* STATED GOAL *
Lines containing "this" are to be counted. Report the count alone.

(Saved data entries)
--
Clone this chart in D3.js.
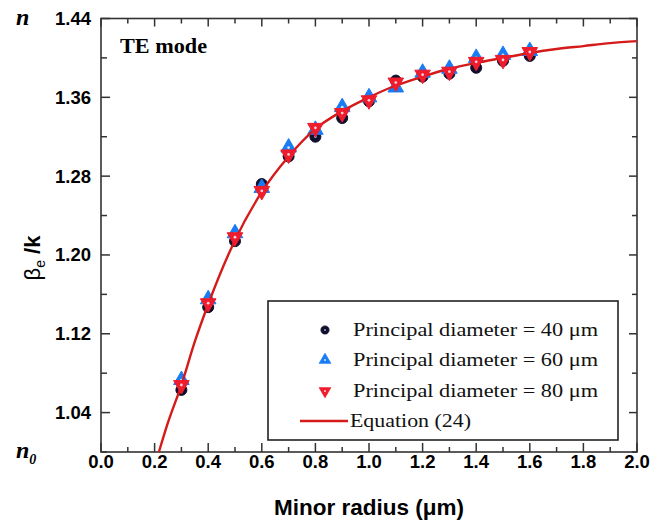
<!DOCTYPE html>
<html>
<head>
<meta charset="utf-8">
<script src="https://cdn.jsdelivr.net/npm/d3@7"></script>
<style>
  body { margin: 0; background: #fff; }
  svg { display: block; }
</style>
</head>
<body>
<div id="d3"></div>
<script>
// minor radius (um)
var radius = [0.3, 0.4, 0.5, 0.6, 0.7, 0.8, 0.9, 1.0, 1.1, 1.2, 1.3, 1.4, 1.5, 1.6];
// beta_e/k for each principal diameter
var d40 = [1.063, 1.147, 1.214, 1.272, 1.300, 1.320, 1.339, 1.356, 1.377, 1.381, 1.384, 1.390, 1.397, 1.402];
var d60 = [1.073, 1.155, 1.222, 1.268, 1.309, 1.327, 1.350, 1.360, 1.370, 1.385, 1.389, 1.400, 1.403, 1.407];
var d80 = [1.068, 1.151, 1.218, 1.265, 1.302, 1.329, 1.344, 1.357, 1.375, 1.383, 1.386, 1.396, 1.398, 1.406];
// Equation (24)
var eqX = [0.216, 0.25, 0.3, 0.35, 0.4, 0.5, 0.6, 0.7, 0.8, 0.9, 1.0, 1.1, 1.2, 1.3, 1.4, 1.5, 1.6, 1.7, 1.8, 1.9, 2.0];
var eqY = [1.000, 1.030, 1.068, 1.112, 1.150, 1.215, 1.264, 1.300, 1.328, 1.346, 1.360, 1.372, 1.381, 1.389, 1.395, 1.400, 1.405, 1.409, 1.412, 1.415, 1.417];
var xTicks = [0.0, 0.2, 0.4, 0.6, 0.8, 1.0, 1.2, 1.4, 1.6, 1.8, 2.0];
var yTicks = [1.04, 1.12, 1.20, 1.28, 1.36, 1.44];
var legendLabels = ["Principal diameter = 40 \u03bcm", "Principal diameter = 60 \u03bcm", "Principal diameter = 80 \u03bcm", "Equation (24)"];

var W = 663, H = 520;
var L = 101, R = 637, T = 18.5, B = 452;

var svg = d3.select("#d3").append("svg")
    .attr("width", W).attr("height", H);

var x = d3.scaleLinear().domain([0, 2]).range([L, R]);
var y = d3.scaleLinear().domain([1.0, 1.44]).range([B, T]);

var axisCol = "#333";
var sans = "Liberation Sans, Arial, sans-serif";
var serif = "Liberation Serif, Times New Roman, serif";

// ticks (inward on all four sides)
var xMinor = d3.range(0.1, 2.0, 0.2);
var yMinor = [1.0, 1.08, 1.16, 1.24, 1.32, 1.40];

function tickSet(vals, len, dir, side) {
    svg.append("g").selectAll("line").data(vals).enter().append("line")
        .attr("x1", function(d) { return side === "x" ? x(d) : (dir > 0 ? L : R); })
        .attr("x2", function(d) { return side === "x" ? x(d) : (dir > 0 ? L + len : R - len); })
        .attr("y1", function(d) { return side === "x" ? (dir > 0 ? B : T) : y(d); })
        .attr("y2", function(d) { return side === "x" ? (dir > 0 ? B - len : T + len) : y(d); })
        .attr("stroke", axisCol).attr("stroke-width", 1.5);
}
tickSet(xTicks, 9, 1, "x");
tickSet(xMinor, 5, 1, "x");
tickSet(xTicks, 8, -1, "x");
tickSet(xMinor, 5, -1, "x");
tickSet(yTicks, 9, 1, "y");
tickSet(yMinor, 6, 1, "y");
tickSet(yTicks, 8, -1, "y");
tickSet(yMinor, 5, -1, "y");

svg.append("rect")
    .attr("x", L).attr("y", T).attr("width", R - L).attr("height", B - T)
    .attr("fill", "none").attr("stroke", axisCol).attr("stroke-width", 1.6);

// tick labels
svg.append("g").selectAll("text").data(xTicks).enter().append("text")
    .attr("x", function(d) { return x(d); })
    .attr("y", 468)
    .attr("text-anchor", "middle")
    .attr("font-family", sans).attr("font-weight", "bold").attr("font-size", "18.5px")
    .text(function(d) { return d3.format(".1f")(d); });

svg.append("g").selectAll("text").data(yTicks).enter().append("text")
    .attr("x", 91)
    .attr("y", function(d) { return y(d) + 6.5; })
    .attr("text-anchor", "end")
    .attr("font-family", sans).attr("font-weight", "bold").attr("font-size", "18.5px")
    .text(function(d) { return d3.format(".2f")(d); });

// n and n0
svg.append("text")
    .attr("x", 16).attr("y", 25)
    .attr("font-family", serif).attr("font-style", "italic").attr("font-weight", "bold")
    .attr("font-size", "24px")
    .text("n");
var n0 = svg.append("text")
    .attr("x", 16).attr("y", 458)
    .attr("font-family", serif).attr("font-style", "italic").attr("font-weight", "bold")
    .attr("font-size", "24px")
    .text("n");
n0.append("tspan").attr("dy", 6).attr("font-size", "14px").text("0");

// axis titles
svg.append("text")
    .attr("x", (L + R) / 2).attr("y", 515)
    .attr("text-anchor", "middle")
    .attr("font-family", sans).attr("font-weight", "bold").attr("font-size", "22.5px")
    .text("Minor radius (\u03bcm)");

var yt = svg.append("text")
    .attr("transform", "translate(40,258) rotate(-90)")
    .attr("text-anchor", "middle")
    .attr("font-family", sans).attr("font-size", "22px");
yt.append("tspan").text("\u03b2");
yt.append("tspan").attr("dy", 5).attr("font-size", "14px").text("e");
yt.append("tspan").attr("dy", -5).attr("font-weight", "bold").text(" /k");

// TE mode
svg.append("text")
    .attr("x", 120).attr("y", 53)
    .attr("font-family", serif).attr("font-weight", "bold").attr("font-size", "20px")
    .attr("textLength", 87).attr("lengthAdjust", "spacingAndGlyphs")
    .text("TE mode");

// markers
var sCircle = d3.symbol().type(d3.symbolCircle).size(95);
var sTri = d3.symbol().type(d3.symbolTriangle).size(105);
var sDot = d3.symbol().type(d3.symbolCircle).size(6);

var styles = [
    { vals: d40, path: sCircle(), rot: 0, col: "#10102e", inner: "#9aa0c8" },
    { vals: d60, path: sTri(), rot: 0, col: "#1a7cf5", inner: "#cde4ff" },
    { vals: d80, path: sTri(), rot: 180, col: "#ee1c2c", inner: "#ffd0d8" }
];

var plot = svg.append("g");

// equation line
var line = d3.line()
    .x(function(d, i) { return x(eqX[i]); })
    .y(function(d) { return y(d); })
    .curve(d3.curveMonotoneX);

function drawMarker(g, s, tr, k) {
    g.append("path").attr("d", s.path)
        .attr("transform", tr + " scale(" + k + ") rotate(" + s.rot + ")")
        .attr("fill", s.col).attr("stroke", s.col).attr("stroke-width", 1)
        .attr("stroke-linejoin", "round");
    g.append("path").attr("d", sDot())
        .attr("transform", tr + " scale(" + k + ")")
        .attr("fill", s.inner);
}

styles.forEach(function(s, k) {
    var gs = plot.append("g");
    s.vals.forEach(function(d, i) {
        drawMarker(gs, s, "translate(" + x(radius[i]) + "," + y(d) + ")", 1);
    });
    if (k === 1) {
        plot.append("path").datum(eqY)
            .attr("d", line)
            .attr("fill", "none").attr("stroke", "#d51a1a").attr("stroke-width", 2.4);
    }
});

// legend
svg.append("rect")
    .attr("x", 268).attr("y", 301).attr("width", 350).attr("height", 139)
    .attr("fill", "#fff").attr("stroke", "#222").attr("stroke-width", 1.6);

var legY = [330, 360, 391, 421];
styles.forEach(function(s, i) {
    drawMarker(svg, s, "translate(325," + legY[i] + ")", 0.75);
});
svg.append("line")
    .attr("x1", 300).attr("x2", 348).attr("y1", legY[3]).attr("y2", legY[3])
    .attr("stroke", "#d51a1a").attr("stroke-width", 2.4);

var legLen = [245, 245, 245, 121];
svg.append("g").selectAll("text").data(legendLabels).enter().append("text")
    .attr("x", function(d, i) { return i === 3 ? 350 : 353; })
    .attr("y", function(d, i) { return legY[i] + 6; })
    .attr("font-family", serif).attr("font-size", "19.5px")
    .attr("textLength", function(d, i) { return legLen[i]; })
    .attr("lengthAdjust", "spacingAndGlyphs")
    .attr("fill", "#111")
    .text(function(d) { return d; });

d3.select("#d3").style("height", "520px");
</script>
</body>
</html>
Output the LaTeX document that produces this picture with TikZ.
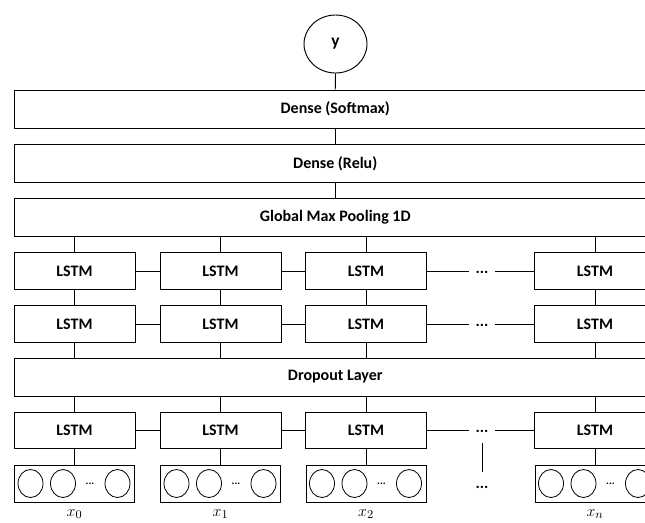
--
* OUTPUT *
2